先ほどから話をしているように、江戸時代末期の武士は、名前だけの武士が多くなっていました。
その中で、様々な謎を持つ謎の男六兵衛が行った行動は、江戸時代末期の武士たちに対する皮肉を含んだ行動もあったんじゃないのかなと思っています。
「黒書院の六兵衛」の最後の方で、六兵衛がどうしてこんな行動を取ったのかは判明します。
その行動の結果は、皆さん自身が「黒書院の六兵衛」を読んで味わってもらいたいので、私からは話しません。
ですが、その結果以外にも、六兵衛の行動には当時の武士に対する皮肉が詰まっていると思いました。

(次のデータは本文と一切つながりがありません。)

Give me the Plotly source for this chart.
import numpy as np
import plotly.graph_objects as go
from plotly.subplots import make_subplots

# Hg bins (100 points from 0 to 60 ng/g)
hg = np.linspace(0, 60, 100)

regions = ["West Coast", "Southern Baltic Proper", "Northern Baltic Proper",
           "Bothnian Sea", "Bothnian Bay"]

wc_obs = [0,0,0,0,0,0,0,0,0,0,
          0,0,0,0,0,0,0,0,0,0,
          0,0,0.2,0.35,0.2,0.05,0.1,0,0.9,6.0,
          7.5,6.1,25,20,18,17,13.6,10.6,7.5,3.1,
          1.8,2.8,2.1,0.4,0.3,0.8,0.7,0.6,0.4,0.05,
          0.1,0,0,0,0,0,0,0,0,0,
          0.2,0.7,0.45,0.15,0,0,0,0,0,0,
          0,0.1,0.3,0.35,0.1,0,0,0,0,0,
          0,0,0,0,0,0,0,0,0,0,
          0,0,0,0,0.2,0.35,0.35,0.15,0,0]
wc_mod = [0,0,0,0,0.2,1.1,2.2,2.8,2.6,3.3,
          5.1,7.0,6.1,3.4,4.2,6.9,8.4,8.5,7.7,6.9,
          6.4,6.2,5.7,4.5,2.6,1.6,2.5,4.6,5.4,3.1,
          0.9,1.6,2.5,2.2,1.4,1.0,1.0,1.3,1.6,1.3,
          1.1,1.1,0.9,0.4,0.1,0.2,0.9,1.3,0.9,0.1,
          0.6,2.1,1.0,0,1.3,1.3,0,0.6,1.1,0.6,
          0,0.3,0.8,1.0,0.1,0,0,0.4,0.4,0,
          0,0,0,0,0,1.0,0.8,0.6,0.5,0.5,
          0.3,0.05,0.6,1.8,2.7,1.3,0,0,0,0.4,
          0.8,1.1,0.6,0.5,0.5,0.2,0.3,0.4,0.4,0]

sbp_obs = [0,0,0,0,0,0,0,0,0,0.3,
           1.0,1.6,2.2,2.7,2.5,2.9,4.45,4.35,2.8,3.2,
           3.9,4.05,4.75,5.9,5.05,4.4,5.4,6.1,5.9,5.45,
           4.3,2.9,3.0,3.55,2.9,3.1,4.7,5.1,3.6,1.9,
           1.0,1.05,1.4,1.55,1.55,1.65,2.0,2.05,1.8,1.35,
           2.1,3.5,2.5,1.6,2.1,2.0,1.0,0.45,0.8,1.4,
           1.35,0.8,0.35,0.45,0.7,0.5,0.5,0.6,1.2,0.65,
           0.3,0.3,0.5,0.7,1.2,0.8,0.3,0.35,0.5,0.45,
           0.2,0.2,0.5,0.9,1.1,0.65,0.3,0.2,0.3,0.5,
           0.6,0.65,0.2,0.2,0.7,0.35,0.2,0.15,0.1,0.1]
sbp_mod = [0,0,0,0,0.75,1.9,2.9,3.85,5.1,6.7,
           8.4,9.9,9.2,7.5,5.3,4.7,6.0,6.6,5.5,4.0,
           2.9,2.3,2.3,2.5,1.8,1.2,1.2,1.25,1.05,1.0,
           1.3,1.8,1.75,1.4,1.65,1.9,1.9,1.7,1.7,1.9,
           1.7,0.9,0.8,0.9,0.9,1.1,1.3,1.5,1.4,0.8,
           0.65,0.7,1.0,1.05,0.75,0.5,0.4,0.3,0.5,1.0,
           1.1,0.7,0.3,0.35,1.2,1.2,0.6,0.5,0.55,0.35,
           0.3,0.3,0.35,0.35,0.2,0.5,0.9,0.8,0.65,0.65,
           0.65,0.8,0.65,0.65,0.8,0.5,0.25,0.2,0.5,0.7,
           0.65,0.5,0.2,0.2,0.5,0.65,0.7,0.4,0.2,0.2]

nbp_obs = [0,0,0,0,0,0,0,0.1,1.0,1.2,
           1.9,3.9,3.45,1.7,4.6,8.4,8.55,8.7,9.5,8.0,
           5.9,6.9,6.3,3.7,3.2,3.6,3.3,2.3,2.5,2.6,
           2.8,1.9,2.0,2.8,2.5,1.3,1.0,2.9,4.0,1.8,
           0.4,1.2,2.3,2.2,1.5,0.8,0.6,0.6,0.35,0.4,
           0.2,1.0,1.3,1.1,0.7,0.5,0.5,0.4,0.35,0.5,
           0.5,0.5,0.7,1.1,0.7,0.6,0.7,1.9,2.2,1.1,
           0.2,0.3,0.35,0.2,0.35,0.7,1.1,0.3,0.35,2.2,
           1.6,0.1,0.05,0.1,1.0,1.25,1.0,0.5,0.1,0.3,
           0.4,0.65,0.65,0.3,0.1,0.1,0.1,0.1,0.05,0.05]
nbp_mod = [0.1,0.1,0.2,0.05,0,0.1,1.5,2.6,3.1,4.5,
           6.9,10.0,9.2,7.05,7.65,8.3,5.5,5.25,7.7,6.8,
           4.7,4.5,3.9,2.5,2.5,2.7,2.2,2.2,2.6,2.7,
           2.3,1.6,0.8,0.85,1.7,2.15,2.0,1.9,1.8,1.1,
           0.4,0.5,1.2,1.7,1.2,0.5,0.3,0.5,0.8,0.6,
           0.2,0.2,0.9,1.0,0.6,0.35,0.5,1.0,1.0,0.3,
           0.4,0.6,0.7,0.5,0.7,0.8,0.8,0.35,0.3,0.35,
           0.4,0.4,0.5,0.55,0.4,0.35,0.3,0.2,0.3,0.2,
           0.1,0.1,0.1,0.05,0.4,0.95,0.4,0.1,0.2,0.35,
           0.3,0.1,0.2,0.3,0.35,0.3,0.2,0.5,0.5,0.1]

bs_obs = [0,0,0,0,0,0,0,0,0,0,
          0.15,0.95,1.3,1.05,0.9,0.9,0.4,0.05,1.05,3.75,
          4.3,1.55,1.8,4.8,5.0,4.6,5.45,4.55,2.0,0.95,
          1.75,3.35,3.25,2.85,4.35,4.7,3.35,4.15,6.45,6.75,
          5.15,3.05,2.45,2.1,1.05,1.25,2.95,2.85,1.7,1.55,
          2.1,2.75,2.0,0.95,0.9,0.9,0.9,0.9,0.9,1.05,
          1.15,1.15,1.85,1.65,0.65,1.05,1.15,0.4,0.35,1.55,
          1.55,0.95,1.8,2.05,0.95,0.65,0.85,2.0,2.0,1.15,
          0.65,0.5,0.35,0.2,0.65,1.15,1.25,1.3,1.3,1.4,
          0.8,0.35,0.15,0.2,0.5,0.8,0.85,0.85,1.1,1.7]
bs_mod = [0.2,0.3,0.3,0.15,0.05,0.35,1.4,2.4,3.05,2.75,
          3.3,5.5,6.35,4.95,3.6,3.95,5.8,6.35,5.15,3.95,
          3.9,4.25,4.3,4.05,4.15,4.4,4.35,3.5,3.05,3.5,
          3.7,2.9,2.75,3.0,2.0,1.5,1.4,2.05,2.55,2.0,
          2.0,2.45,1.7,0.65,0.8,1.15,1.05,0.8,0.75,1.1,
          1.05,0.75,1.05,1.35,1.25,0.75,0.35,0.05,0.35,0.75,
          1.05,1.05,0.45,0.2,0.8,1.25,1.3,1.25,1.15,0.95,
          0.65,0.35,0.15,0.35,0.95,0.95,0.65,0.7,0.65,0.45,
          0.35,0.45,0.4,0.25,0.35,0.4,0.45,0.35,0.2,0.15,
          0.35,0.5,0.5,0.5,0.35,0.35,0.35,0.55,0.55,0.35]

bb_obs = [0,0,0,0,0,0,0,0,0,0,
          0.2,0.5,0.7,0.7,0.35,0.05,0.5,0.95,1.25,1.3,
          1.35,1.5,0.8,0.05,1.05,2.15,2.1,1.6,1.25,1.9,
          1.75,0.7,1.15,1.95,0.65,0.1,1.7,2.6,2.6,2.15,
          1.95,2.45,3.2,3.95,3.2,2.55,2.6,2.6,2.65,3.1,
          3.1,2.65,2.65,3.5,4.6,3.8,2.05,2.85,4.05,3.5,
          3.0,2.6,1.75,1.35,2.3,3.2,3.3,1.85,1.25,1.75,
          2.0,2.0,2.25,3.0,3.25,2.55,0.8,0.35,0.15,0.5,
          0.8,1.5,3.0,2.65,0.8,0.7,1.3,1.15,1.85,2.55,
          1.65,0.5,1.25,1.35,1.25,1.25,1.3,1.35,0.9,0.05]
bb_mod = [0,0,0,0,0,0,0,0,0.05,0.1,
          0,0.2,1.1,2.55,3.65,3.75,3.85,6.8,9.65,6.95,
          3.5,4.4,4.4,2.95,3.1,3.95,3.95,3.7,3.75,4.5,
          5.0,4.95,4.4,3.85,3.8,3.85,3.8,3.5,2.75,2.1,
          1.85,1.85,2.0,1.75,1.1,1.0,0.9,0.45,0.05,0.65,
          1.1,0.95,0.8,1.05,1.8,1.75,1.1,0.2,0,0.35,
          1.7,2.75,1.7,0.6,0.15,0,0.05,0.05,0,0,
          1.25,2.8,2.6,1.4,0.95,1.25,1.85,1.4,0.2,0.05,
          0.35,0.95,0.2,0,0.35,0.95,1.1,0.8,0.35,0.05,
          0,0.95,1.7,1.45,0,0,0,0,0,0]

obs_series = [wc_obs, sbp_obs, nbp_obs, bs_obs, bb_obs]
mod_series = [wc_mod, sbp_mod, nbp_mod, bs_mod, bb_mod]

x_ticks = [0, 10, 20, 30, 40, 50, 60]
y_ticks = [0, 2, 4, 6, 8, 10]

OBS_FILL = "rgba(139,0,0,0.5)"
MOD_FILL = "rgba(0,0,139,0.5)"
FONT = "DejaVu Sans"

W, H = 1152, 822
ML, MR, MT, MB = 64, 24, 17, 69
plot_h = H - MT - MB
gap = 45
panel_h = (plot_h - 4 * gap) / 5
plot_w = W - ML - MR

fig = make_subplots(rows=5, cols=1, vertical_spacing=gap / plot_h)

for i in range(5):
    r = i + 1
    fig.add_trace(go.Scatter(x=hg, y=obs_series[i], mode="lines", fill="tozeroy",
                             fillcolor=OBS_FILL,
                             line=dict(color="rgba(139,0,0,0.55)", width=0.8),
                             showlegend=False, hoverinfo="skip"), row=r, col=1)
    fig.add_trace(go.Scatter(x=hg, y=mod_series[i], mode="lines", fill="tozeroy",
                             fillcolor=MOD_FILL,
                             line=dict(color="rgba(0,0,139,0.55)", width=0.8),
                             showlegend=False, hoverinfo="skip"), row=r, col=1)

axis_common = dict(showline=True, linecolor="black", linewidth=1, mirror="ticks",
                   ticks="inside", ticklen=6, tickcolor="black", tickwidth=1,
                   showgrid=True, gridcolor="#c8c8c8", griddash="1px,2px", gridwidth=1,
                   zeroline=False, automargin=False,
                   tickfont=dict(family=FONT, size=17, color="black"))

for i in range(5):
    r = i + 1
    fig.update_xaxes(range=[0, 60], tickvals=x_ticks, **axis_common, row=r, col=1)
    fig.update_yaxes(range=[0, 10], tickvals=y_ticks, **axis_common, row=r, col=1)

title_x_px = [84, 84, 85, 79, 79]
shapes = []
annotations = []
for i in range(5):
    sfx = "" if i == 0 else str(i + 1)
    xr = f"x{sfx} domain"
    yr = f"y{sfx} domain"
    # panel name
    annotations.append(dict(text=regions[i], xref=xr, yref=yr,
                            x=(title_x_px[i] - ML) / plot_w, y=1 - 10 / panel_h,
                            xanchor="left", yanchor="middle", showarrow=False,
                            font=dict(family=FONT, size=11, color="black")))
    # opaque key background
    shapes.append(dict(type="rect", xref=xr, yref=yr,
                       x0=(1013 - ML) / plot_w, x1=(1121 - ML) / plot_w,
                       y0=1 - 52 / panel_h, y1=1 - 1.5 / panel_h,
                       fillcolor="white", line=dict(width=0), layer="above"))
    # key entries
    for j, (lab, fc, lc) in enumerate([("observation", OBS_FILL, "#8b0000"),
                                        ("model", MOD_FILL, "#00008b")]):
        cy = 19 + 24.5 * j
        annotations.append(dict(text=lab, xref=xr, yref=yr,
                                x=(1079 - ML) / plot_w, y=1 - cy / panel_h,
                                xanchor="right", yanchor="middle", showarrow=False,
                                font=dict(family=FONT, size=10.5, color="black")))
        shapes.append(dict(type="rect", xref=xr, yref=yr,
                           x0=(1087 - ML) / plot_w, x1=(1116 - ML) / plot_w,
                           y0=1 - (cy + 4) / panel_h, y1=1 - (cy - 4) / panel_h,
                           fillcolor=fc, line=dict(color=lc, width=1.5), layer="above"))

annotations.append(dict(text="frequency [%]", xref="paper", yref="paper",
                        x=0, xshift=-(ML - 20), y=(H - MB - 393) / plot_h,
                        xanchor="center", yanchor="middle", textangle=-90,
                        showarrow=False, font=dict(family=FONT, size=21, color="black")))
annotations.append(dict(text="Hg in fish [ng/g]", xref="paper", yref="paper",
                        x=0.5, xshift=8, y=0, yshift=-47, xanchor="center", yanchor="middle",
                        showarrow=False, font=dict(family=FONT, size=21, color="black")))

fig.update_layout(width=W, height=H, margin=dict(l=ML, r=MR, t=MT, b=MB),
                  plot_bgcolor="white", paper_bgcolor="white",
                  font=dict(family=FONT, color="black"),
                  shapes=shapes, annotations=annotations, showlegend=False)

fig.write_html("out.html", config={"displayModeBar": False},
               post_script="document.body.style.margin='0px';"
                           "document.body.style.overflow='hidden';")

何をするにしても、昔からの慣習に従って動かないといけないと考える武士。
自分が失敗した時の責任を逃れたいために誰かに押し付けようとする武士。
この武士たちの行動を読者自身は想像してみてください。
読者にも考えることがあるんじゃないでしょうか?
こういうルールだからと言って、いつまでも不合理なことを続けることってありますよね?

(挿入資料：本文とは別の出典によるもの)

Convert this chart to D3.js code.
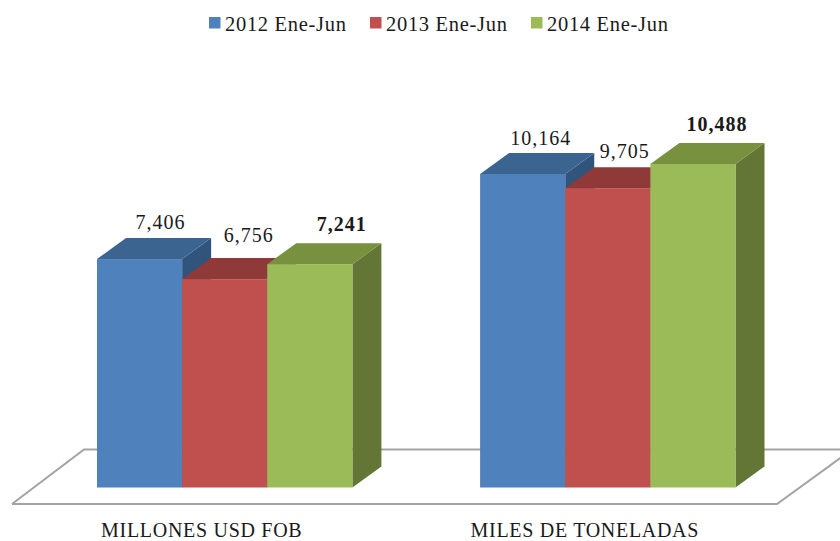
<!DOCTYPE html>
<html><head><meta charset="utf-8">
<script src="https://cdn.jsdelivr.net/npm/d3@7"></script>
<style>html,body{margin:0;padding:0;background:#fff;overflow:hidden}svg{display:block}text{font-family:"Liberation Serif",serif;fill:#1a1a1a}</style>
</head><body><svg id="c" width="840" height="541"></svg>
<script>
const categories = ["MILLONES USD FOB", "MILES DE TONELADAS"];
const seriesNames = ["2012 Ene-Jun", "2013 Ene-Jun", "2014 Ene-Jun"];
const values2012 = [7406, 10164];
const values2013 = [6756, 9705];
const values2014 = [7241, 10488];
const fronts = ["#4f81bd", "#c0504d", "#9bbb59"];
const tops = ["#3b6490", "#8f3a38", "#77913f"];
const sides = ["#31547c", "#772e2c", "#637635"];
const labelNudgeX = [[21, 24, 32], [18, 17, 24]];
const labelNudgeY = [[30, 37, 33], [29, 30, 33]];

const series = [values2012, values2013, values2014];
const depthX = 29, depthY = 21, baseY = 487.5;
const svg = d3.select("#c");
const x0 = d3.scaleBand().domain(categories).range([97, 735.5]).paddingInner(1/3).paddingOuter(0);
const x1 = d3.scaleBand().domain(seriesNames).range([0, x0.bandwidth()]);
const y = d3.scaleLinear().domain([0, 10488]).range([baseY, 164]);

svg.append("path")
  .attr("d", d3.line()([[12,504],[84,449.5],[852,449.5],[777,504],[12,504]]))
  .attr("fill", "#fff").attr("stroke", "#a3a3a3").attr("stroke-width", 2);

const poly = pts => d3.line()(pts) + "Z";
categories.forEach((cat, c) => {
  seriesNames.forEach((name, s) => {
    const l = x0(cat) + x1(name), r = l + x1.bandwidth(), t = y(series[s][c]);
    const g = svg.append("g");
    g.append("path").attr("fill", sides[s])
      .attr("d", poly([[r,t],[r+depthX,t-depthY],[r+depthX,baseY-depthY],[r,baseY]]));
    g.append("path").attr("fill", tops[s])
      .attr("d", poly([[l,t],[l+depthX,t-depthY],[r+depthX,t-depthY],[r,t]]));
    g.append("rect").attr("x", l).attr("y", t).attr("width", x1.bandwidth()).attr("height", baseY - t).attr("fill", fronts[s]);
  });
});

categories.forEach((cat, c) => {
  seriesNames.forEach((name, s) => {
    svg.append("text")
      .attr("x", x0(cat) + x1(name) + x1.bandwidth()/2 + labelNudgeX[c][s])
      .attr("y", y(series[s][c]) - labelNudgeY[c][s])
      .attr("text-anchor", "middle").attr("font-size", 20).attr("letter-spacing", 1)
      .attr("font-weight", s === 2 ? "bold" : "normal")
      .text(d3.format(",")(series[s][c]));
  });
});

const axis = svg.append("g").attr("transform", "translate(-23,521)")
  .call(d3.axisBottom(x0).tickSize(0).tickPadding(0));
axis.select(".domain").remove();
axis.selectAll("text").style("font-family", '"Liberation Serif",serif').style("font-size", "20px").style("letter-spacing", "0.7px").attr("fill", "#1a1a1a").attr("dy", "0.8em");

const legendX = [209, 370, 531];
seriesNames.forEach((name, s) => {
  svg.append("rect").attr("x", legendX[s]).attr("y", 17).attr("width", 11.5).attr("height", 11.5).attr("fill", fronts[s]);
  svg.append("text").attr("x", legendX[s] + 16).attr("y", 31).attr("font-size", 20.5).attr("letter-spacing", 0.7).text(name);
});
</script></body></html>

みなさんもそういったことを心の内で思ったことありませんか?
昔と今では時代が違うのは当たりまえ。
なのに、いつまでも昔と同じ行動を取ろうとする。
しかも、その行動を取っている人たち自身も、それがおかしいことに気づている。
でも、多くの人は、昔からのルールだからと言ってそれを改善しようとはしませんよね。
私たちは六兵衛みたいに行動に移すことはなかなかできません。
それは、江戸時代末期の多くの武士もそうでした。
そうじゃない一握りの武士たちによって、日本は明治を迎えることになります。
また、自分が失敗することを恐れて他人任せにする人っていませんか?
武士だけではなく、今の社会でも当たり前のように存在しますよね。
面倒くさいからやりたくない。
失敗したら怒られるからやりたくない。
この仕事はツラいからやりたくない。
当時の武士もそうだったんでしょう。
特に、武士の時代は、今の時代よりもはるかに上司の命令は絶対だったんでしょうし。
それが嫌だから仕事をしない。
責任を持ちたくないって人多いですよね。
私は、江戸時代の武士の姿を通して、六兵衛が私たちに訴えかけてきていると感じました。

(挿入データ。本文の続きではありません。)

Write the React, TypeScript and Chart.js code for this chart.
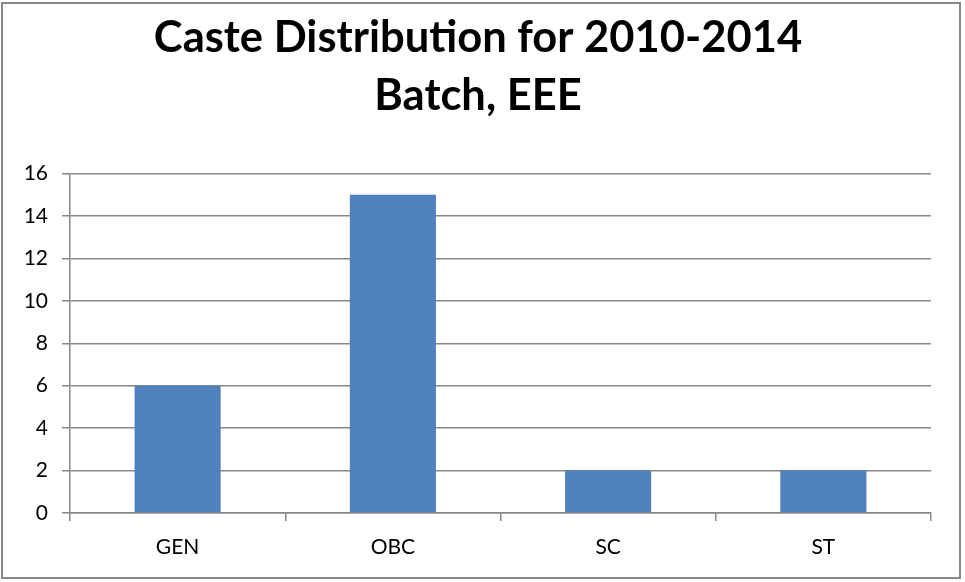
import React, { useEffect, useRef } from "react";
import { Chart, registerables } from "chart.js";

Chart.register(...registerables);

const categories = ["GEN", "OBC", "SC", "ST"];
const counts = [6, 15, 2, 2];
const titleLines = ["Caste Distribution for 2010-2014", "Batch, EEE"];
const yMin = 0;
const yMax = 16;
const yStep = 2;

const FONT = "Lato, 'Open Sans', sans-serif";
const GRID = "#878787";

const borderPlugin = {
  id: "outerBorder",
  beforeDraw(chart: any) {
    const ctx = chart.ctx;
    ctx.save();
    ctx.fillStyle = "#ffffff";
    ctx.fillRect(0, 0, chart.width, chart.height);
    ctx.strokeStyle = "#888888";
    ctx.lineWidth = 2;
    ctx.strokeRect(2, 3, 958, 575);
    ctx.restore();
  },
};

export default function App() {
  const ref = useRef<HTMLCanvasElement | null>(null);
  useEffect(() => {
    document.body.style.margin = "0";
    const chart = new Chart(ref.current as HTMLCanvasElement, {
      type: "bar",
      data: {
        labels: categories,
        datasets: [
          {
            data: counts,
            backgroundColor: "#4F81BD",
            barPercentage: 0.4,
            categoryPercentage: 1,
          },
        ],
      },
      options: {
        animation: false,
        responsive: false,
        devicePixelRatio: 1,
        layout: { padding: { top: 0, left: 25, right: 34, bottom: 20 } },
        plugins: {
          legend: { display: false },
          tooltip: { enabled: false },
          title: {
            display: true,
            text: titleLines,
            color: "#000000",
            font: { family: FONT, size: 43.5, weight: "bold", lineHeight: 1.34 },
            padding: { top: 9, bottom: 48 },
          },
        },
        scales: {
          x: {
            grid: {
              display: true,
              offset: true,
              drawOnChartArea: false,
              drawTicks: true,
              tickLength: 8,
              color: GRID,
              lineWidth: 1.5,
            },
            border: { display: true, color: GRID, width: 1.5 },
            ticks: {
              color: "#000000",
              font: { family: FONT, size: 21 },
              padding: 14,
            },
            afterFit(scale: any) {
              scale.height = 49;
            },
          },
          y: {
            min: yMin,
            max: yMax,
            grid: {
              color: GRID,
              lineWidth: 1.5,
              tickLength: 8,
              drawTicks: true,
            },
            border: { display: true, color: GRID, width: 1.5 },
            ticks: {
              stepSize: yStep,
              color: "#000000",
              font: { family: FONT, size: 21 },
              padding: 14,
            },
            afterFit(scale: any) {
              scale.width = 45;
            },
          },
        },
      },
      plugins: [borderPlugin],
    });
    return () => chart.destroy();
  }, []);
  return (
    <div style={{ position: "absolute", left: 0, top: 0, width: 965, height: 582 }}>
      <canvas ref={ref} width={965} height={582} style={{ display: "block" }} />
    </div>
  );
}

みなさんが「黒書院の六兵衛」を読み終えた時にどう感じるのか、気になります。
「黒書院の六兵衛」を読んだら

「黒書院の六兵衛」を読み終えた方にオススメの作品が、同じ作者の同年代の話。
その作品は「大名倒産」!
「黒書院の六兵衛」でも問題になっていた武士の借金生活。
この「大名倒産」もそんな武士の借金について焦点をあてた作品となっております。
まとめ
江戸時代末期の武士を通して私たち読者に問いかけてくる浅田次郎さんの傑作小説「黒書院の六兵衛」。
これぞ浅田マジックともいえる「黒書院の六兵衛」はいろいろな年代の方に読んでもらいたい一作です。
なぜ六兵衛が江戸城明け渡しの邪魔をするのか?
その真相にたどり着いたとき、私たち読者の心に間違いなくぶっ刺さる感情がクセになる。